September 12, 2010
A (long) while ago I bought this beautiful hand painted canvas of Charley Harper's 1971 Blue Jay Bathing. I love the colours and the mindless but meditative labour that will be involved in sewing tiny cross stitches into something we can hang on our walls. Of course, I've had the canvas for months, but aside from the excusing myself from getting on with it due to lack of time, my main problem is that I just can't start a project without extensive research into the best way of going about it. And that goes for anything. Making a quilt for Ollie's first birthday took months, not because I couldn't find time, but because I would spend hours referencing and cross referencing as many sources of information as possible before making the first cut, sewing the first patch, even learning how to tie a quilters knot.

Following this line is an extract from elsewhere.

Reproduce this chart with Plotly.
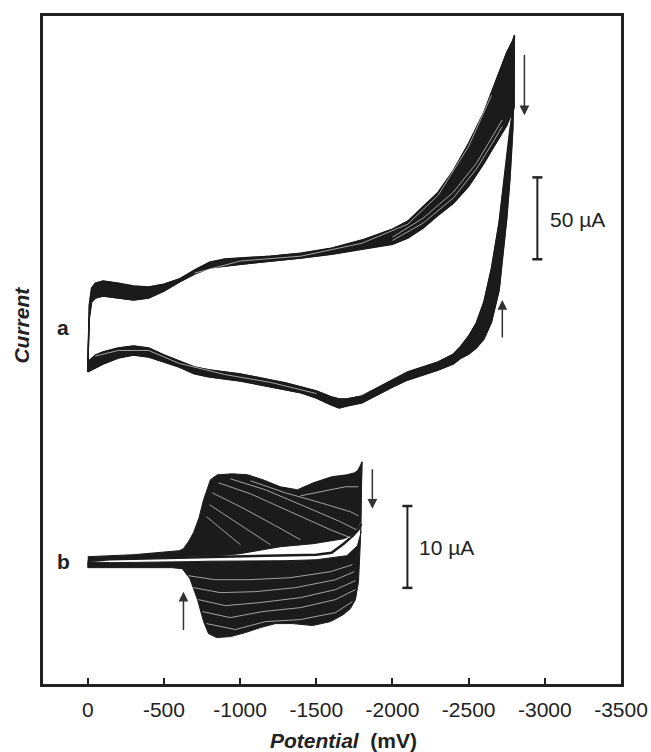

Anyway, I digress. This project is no different. I haven't embarked on a needlepoint project before, and in true personal style, I have chosen one that is intended for someone with more experience than I have. I don't do things by halves, and together with my obsession for doing things right this means that it will most likely be months before this one is finished and adorning our walls.
First I couldn't work out which gauge of wool to use, and whether to use wool at all. Who knew that genuine tapestries are stitched with wool? And the gauge/type of wool depends on the weight of the canvas. I didn't even know that the gauge of the mesh I have is 18:1, meaning there are 18 stitches per inch, which in turn means using a strand or two of crewel yarn. I worked it out eventually, but not before I bought two yarns of differing thickness and sat deliberating over whether one looked too chubby and the other too sparse. And then came the colour confusion. The canvas I have is (to my mind) perfect and of course, I want to match the colours exactly. You would think this would be easy when this brand of yarn I've found has over 400 colours to choose from. (What this actually means is that it's approximately 400 times more difficult to choose the exact shade, depending on what time of day and under which conditions I'm looking at the canvas. And by conditions, I mean light, not state of mind.) Finally, which stitch should I use? The Purl Bee says to use the 'ultra simple basketweave' but I can't say it's that easy. But I'm going to try. It might mean even more time on the internet, referencing sources and watching youtube videos (what a great way to learn) but I have to get it right!
I'm pretty sure I know how good it will feel to work on this project and see it finished, so I'm glad it's finally happening. And then maybe for the next project I'll be able to throw caution to the wind and just wing it. (Maybe.)